Wednesday, August 27, 2008
Flickers #7: Waiting to Inhale, at Indie Film Cafe; The Kite, Global Lens Series; Traitor opens
The Indie Film Café, a series of socially conscious documentary films held at The Studio@620 in downtown St. Petersburg, continues tonight at 8 with Waiting to Inhale: Marijuana, Medicine and The Law. The 2005 film, an examination of the controversy over medical marijuana in the U.S., screens at 8 at the arts venue, 620 First Avenue South.
Click here for the trailer.
Waiting to Inhale runs 74 minutes. Admission is $5, or $3 for members. For more information, call 727-895-6620 or email firstname.lastname@example.org.
The Gasparilla International Film Festival's Global Lens Series continues Friday night at the University of Tampa with The Kite. The film, a Lebanese-French co-production initially released in 2004, is a romantic drama touching on Middle Eastern political issues.
Here's the official synopsis, courtesy of the Global Film Initiative: "In director Randa Chahal Sabbag's 'fairytale for troubled times,' sixteen-year old Lamia must cross a border checkpoint between Lebanon and Israel to marry a man she has never met. Neither she nor her betrothed are eager to consummate a marriage to a stranger-a matter further complicated by Lamia's surprising admission that she is in love with the Israeli soldier guarding the border. Sabbag's enchanting drama about marriage and tradition is underscored by delicate symbolism and artful references to politics of Lebanon's territories that have been annexed."
Sabbag, born in Tripoli to an Iraqi mother and a Lebanese father, made her feature-film directorial debut with 1991's Sand Screens. She was later vilified in the press at home when she refused to accede to the request by the Ministry of Interior that she make edits to her second film, 1998's A Civilized People. The latter movie was a black comedy about the Lebanese Civil War. The tide turned in 2004, when she was honored with a Chevalier of the Order of the Cedar, for her artistic contributions to her country.

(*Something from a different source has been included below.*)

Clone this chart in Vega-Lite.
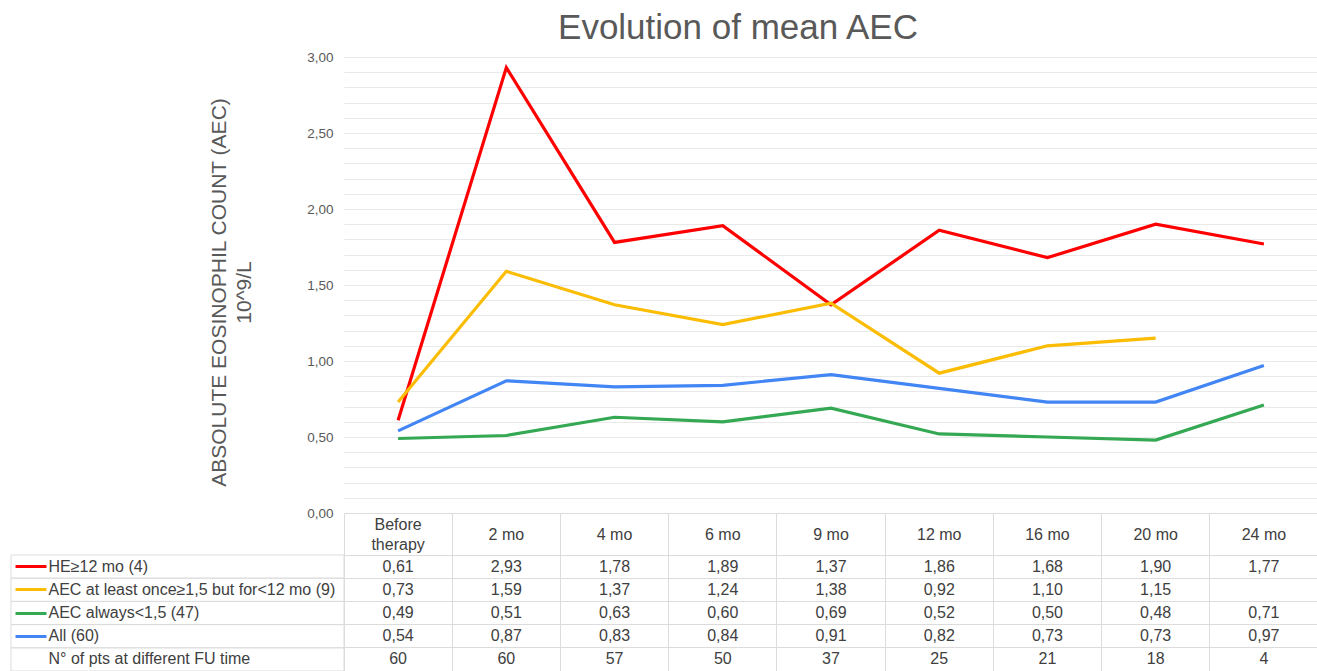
{
  "$schema": "https://vega.github.io/schema/vega-lite/v6.json",
  "background": "white",
  "padding": {"left": 10, "top": 11, "right": 0, "bottom": 0},
  "autosize": {"type": "pad"},
  "config": {
    "view": {"stroke": null},
    "font": "Liberation Sans",
    "locale": {"number": {"decimal": ",", "thousands": ".", "grouping": [3], "currency": ["", " €"]}}
  },
  "datasets": {
    "aec": [
      {"series": "HE≥12 mo (4)", "time": "Before therapy", "value": 0.61},
      {"series": "HE≥12 mo (4)", "time": "2 mo", "value": 2.93},
      {"series": "HE≥12 mo (4)", "time": "4 mo", "value": 1.78},
      {"series": "HE≥12 mo (4)", "time": "6 mo", "value": 1.89},
      {"series": "HE≥12 mo (4)", "time": "9 mo", "value": 1.37},
      {"series": "HE≥12 mo (4)", "time": "12 mo", "value": 1.86},
      {"series": "HE≥12 mo (4)", "time": "16 mo", "value": 1.68},
      {"series": "HE≥12 mo (4)", "time": "20 mo", "value": 1.90},
      {"series": "HE≥12 mo (4)", "time": "24 mo", "value": 1.77},
      {"series": "AEC at least once≥1,5 but for<12 mo (9)", "time": "Before therapy", "value": 0.73},
      {"series": "AEC at least once≥1,5 but for<12 mo (9)", "time": "2 mo", "value": 1.59},
      {"series": "AEC at least once≥1,5 but for<12 mo (9)", "time": "4 mo", "value": 1.37},
      {"series": "AEC at least once≥1,5 but for<12 mo (9)", "time": "6 mo", "value": 1.24},
      {"series": "AEC at least once≥1,5 but for<12 mo (9)", "time": "9 mo", "value": 1.38},
      {"series": "AEC at least once≥1,5 but for<12 mo (9)", "time": "12 mo", "value": 0.92},
      {"series": "AEC at least once≥1,5 but for<12 mo (9)", "time": "16 mo", "value": 1.10},
      {"series": "AEC at least once≥1,5 but for<12 mo (9)", "time": "20 mo", "value": 1.15},
      {"series": "AEC always<1,5 (47)", "time": "Before therapy", "value": 0.49},
      {"series": "AEC always<1,5 (47)", "time": "2 mo", "value": 0.51},
      {"series": "AEC always<1,5 (47)", "time": "4 mo", "value": 0.63},
      {"series": "AEC always<1,5 (47)", "time": "6 mo", "value": 0.60},
      {"series": "AEC always<1,5 (47)", "time": "9 mo", "value": 0.69},
      {"series": "AEC always<1,5 (47)", "time": "12 mo", "value": 0.52},
      {"series": "AEC always<1,5 (47)", "time": "16 mo", "value": 0.50},
      {"series": "AEC always<1,5 (47)", "time": "20 mo", "value": 0.48},
      {"series": "AEC always<1,5 (47)", "time": "24 mo", "value": 0.71},
      {"series": "All (60)", "time": "Before therapy", "value": 0.54},
      {"series": "All (60)", "time": "2 mo", "value": 0.87},
      {"series": "All (60)", "time": "4 mo", "value": 0.83},
      {"series": "All (60)", "time": "6 mo", "value": 0.84},
      {"series": "All (60)", "time": "9 mo", "value": 0.91},
      {"series": "All (60)", "time": "12 mo", "value": 0.82},
      {"series": "All (60)", "time": "16 mo", "value": 0.73},
      {"series": "All (60)", "time": "20 mo", "value": 0.73},
      {"series": "All (60)", "time": "24 mo", "value": 0.97}
    ],
    "counts": [
      {"series": "N° of pts at different FU time", "time": "Before therapy", "n": 60},
      {"series": "N° of pts at different FU time", "time": "2 mo", "n": 60},
      {"series": "N° of pts at different FU time", "time": "4 mo", "n": 57},
      {"series": "N° of pts at different FU time", "time": "6 mo", "n": 50},
      {"series": "N° of pts at different FU time", "time": "9 mo", "n": 37},
      {"series": "N° of pts at different FU time", "time": "12 mo", "n": 25},
      {"series": "N° of pts at different FU time", "time": "16 mo", "n": 21},
      {"series": "N° of pts at different FU time", "time": "20 mo", "n": 18},
      {"series": "N° of pts at different FU time", "time": "24 mo", "n": 4}
    ],
    "times": [
      {"time": "Before therapy", "label": "Before\ntherapy"},
      {"time": "2 mo", "label": "2 mo"},
      {"time": "4 mo", "label": "4 mo"},
      {"time": "6 mo", "label": "6 mo"},
      {"time": "9 mo", "label": "9 mo"},
      {"time": "12 mo", "label": "12 mo"},
      {"time": "16 mo", "label": "16 mo"},
      {"time": "20 mo", "label": "20 mo"},
      {"time": "24 mo", "label": "24 mo"}
    ],
    "rows": [
      {"series": "HE≥12 mo (4)"},
      {"series": "AEC at least once≥1,5 but for<12 mo (9)"},
      {"series": "AEC always<1,5 (47)"},
      {"series": "All (60)"},
      {"series": "N° of pts at different FU time"}
    ]
  },
  "columns": 2,
  "spacing": 0,
  "bounds": "flush",
  "resolve": {
    "scale": {"x": "independent", "y": "independent", "color": "independent"},
    "axis": {"x": "independent", "y": "independent"}
  },
  "concat": [
    {
      "width": 333, "height": 456,
      "data": {"values": []},
      "mark": "text",
      "encoding": {}
    },
    {
      "width": 974, "height": 456,
      "title": {"text": "Evolution of mean AEC", "fontSize": 35, "fontWeight": "normal", "color": "#595959", "anchor": "middle", "frame": "group", "dx": -93, "offset": 4},
      "data": {"name": "aec"},
      "mark": {"type": "line", "strokeWidth": 3.2, "strokeJoin": "miter"},
      "encoding": {
        "x": {"field": "time", "type": "nominal", "sort": null,
              "scale": {"type": "point", "padding": 0.5, "domain": ["Before therapy", "2 mo", "4 mo", "6 mo", "9 mo", "12 mo", "16 mo", "20 mo", "24 mo"]},
              "axis": null},
        "y": {"field": "value", "type": "quantitative",
              "scale": {"domain": [0, 3], "nice": false},
              "axis": {"title": ["ABSOLUTE EOSINOPHIL COUNT (AEC)", "10^9/L"], "titleFontSize": 21, "titleFontWeight": "normal", "titleColor": "#595959", "titleLineHeight": 25, "titlePadding": 52, "titleY": 235,
                       "tickCount": 30, "ticks": false, "domain": false, "grid": true, "gridColor": "#e9e9e9", "gridWidth": 1,
                       "labelExpr": "abs(datum.value*2 - round(datum.value*2)) < 0.000001 ? replace(format(datum.value, '.2f'), '.', ',') : ''",
                       "labelOverlap": false, "labelFontSize": 13.5, "labelColor": "#595959", "labelPadding": 11}},
        "color": {"field": "series", "type": "nominal",
                  "scale": {"domain": ["HE≥12 mo (4)", "AEC at least once≥1,5 but for<12 mo (9)", "AEC always<1,5 (47)", "All (60)"], "range": ["#FF0000", "#FBBC04", "#34A853", "#4285F4"]},
                  "legend": null}
      }
    },
    {
      "width": 333, "height": 42,
      "data": {"values": []},
      "mark": "text",
      "encoding": {}
    },
    {
      "width": 974, "height": 42,
      "data": {"name": "times"},
      "encoding": {
        "x": {"field": "time", "type": "nominal", "sort": null,
              "scale": {"type": "band", "paddingInner": 0, "paddingOuter": 0, "domain": ["Before therapy", "2 mo", "4 mo", "6 mo", "9 mo", "12 mo", "16 mo", "20 mo", "24 mo"]},
              "axis": {"orient": "top", "title": null, "labels": false, "ticks": false, "domain": true, "domainColor": "#dcdcdc", "grid": true, "gridColor": "#dcdcdc", "bandPosition": 0}},
        "text": {"field": "label"}
      },
      "layer": [
        {
          "transform": [{"filter": "datum.time !== 'Before therapy'"}],
          "mark": {"type": "text", "fontSize": 16, "color": "#404040", "dy": 1}
        },
        {
          "transform": [{"filter": "datum.time === 'Before therapy'"}],
          "mark": {"type": "text", "lineBreak": "\n", "fontSize": 16, "color": "#404040", "lineHeight": 20, "dy": -9}
        }
      ]
    },
    {
      "width": 333, "height": 116,
      "data": {"name": "rows"},
      "mark": {"type": "rect", "filled": false, "stroke": "#dcdcdc", "strokeWidth": 1},
      "encoding": {
        "y": {"field": "series", "type": "nominal", "sort": null,
              "scale": {"type": "band", "paddingInner": 0, "paddingOuter": 0, "domain": ["HE≥12 mo (4)", "AEC at least once≥1,5 but for<12 mo (9)", "AEC always<1,5 (47)", "All (60)", "N° of pts at different FU time"]},
              "axis": {"orient": "left", "title": null, "offset": -4, "domain": false, "grid": false,
                       "ticks": true, "tickSize": -31, "tickWidth": 3,
                       "tickColor": {"condition": [
                         {"test": "datum.value === 'HE≥12 mo (4)'", "value": "#FF0000"},
                         {"test": "datum.value === 'AEC at least once≥1,5 but for<12 mo (9)'", "value": "#FBBC04"},
                         {"test": "datum.value === 'AEC always<1,5 (47)'", "value": "#34A853"},
                         {"test": "datum.value === 'All (60)'", "value": "#4285F4"}
                       ], "value": "transparent"},
                       "labelAlign": "left", "labelPadding": -2, "labelFontSize": 16, "labelColor": "#404040", "labelLimit": 400}}
      }
    },
    {
      "width": 974, "height": 116,
      "layer": [
        {
          "data": {"name": "aec"},
          "mark": {"type": "text", "fontSize": 16, "color": "#404040"},
          "encoding": {
            "x": {"field": "time", "type": "nominal", "sort": null,
                  "scale": {"type": "band", "paddingInner": 0, "paddingOuter": 0, "domain": ["Before therapy", "2 mo", "4 mo", "6 mo", "9 mo", "12 mo", "16 mo", "20 mo", "24 mo"]},
                  "axis": {"title": null, "labels": false, "ticks": false, "domain": false, "grid": true, "gridColor": "#dcdcdc", "bandPosition": 0}},
            "y": {"field": "series", "type": "nominal", "sort": null,
                  "scale": {"type": "band", "paddingInner": 0, "paddingOuter": 0, "domain": ["HE≥12 mo (4)", "AEC at least once≥1,5 but for<12 mo (9)", "AEC always<1,5 (47)", "All (60)", "N° of pts at different FU time"]},
                  "axis": {"title": null, "labels": false, "ticks": false, "domain": false, "grid": true, "gridColor": "#dcdcdc", "bandPosition": 0}},
            "text": {"field": "value", "type": "quantitative", "format": ".2f"}
          }
        },
        {
          "data": {"name": "counts"},
          "mark": {"type": "text", "fontSize": 16, "color": "#404040"},
          "encoding": {
            "x": {"field": "time", "type": "nominal", "sort": null},
            "y": {"field": "series", "type": "nominal", "sort": null},
            "text": {"field": "n", "type": "quantitative", "format": "d"}
          }
        }
      ]
    }
  ]
}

"I have lived my entire life engulfed in conflicts," she told one interviewer. "I never could escape this state of alert, this feeling of constant danger ... never could escape war. With this film, I wanted to learn how to put an end to my anger."
Click here to watch a clip from the film.
The Kite (photo, above) will be shown at 8 p.m. at UT's Reeves Hall. The soundtrack is in Arabic, with English subtitles. Admission is $8 for the general public, and free to all Gasparilla Film Festival members (must make reservations 24 hours in advance, to email@example.com)
The Global Lens Film Series represents a partnership between the Gasparilla Film Festival and the Global Film Initiative. Sponsors for this film include Knopik Varner Moore, The Studio@620 and radio station WMNF, 88.5 FM.
Opening wide today is Traitor, a terrorism-themed action thriller starring Don Cheadle and Guy Pearce. The movie was written and directed by Jeffrey Nachmanoff, best known for penning the screenplay for The Day After Tomorrow. Odd note about its parentage: funnyman Steve Martin is credited with hatching the story.
The film "tells a good, snakelike story, slithering in some unpredictable directions," according to Chicago Tribune critic Michael Phillips.
A.O. Scott, writing in the New York Times, calls Traitor "a somber, absorbing and only moderately preposterous new thriller (that) … manages an impressive feat of economy, condensing a vast and sometimes contradictory compendium of post-9/11 fears and anxieties into 110 swift minutes."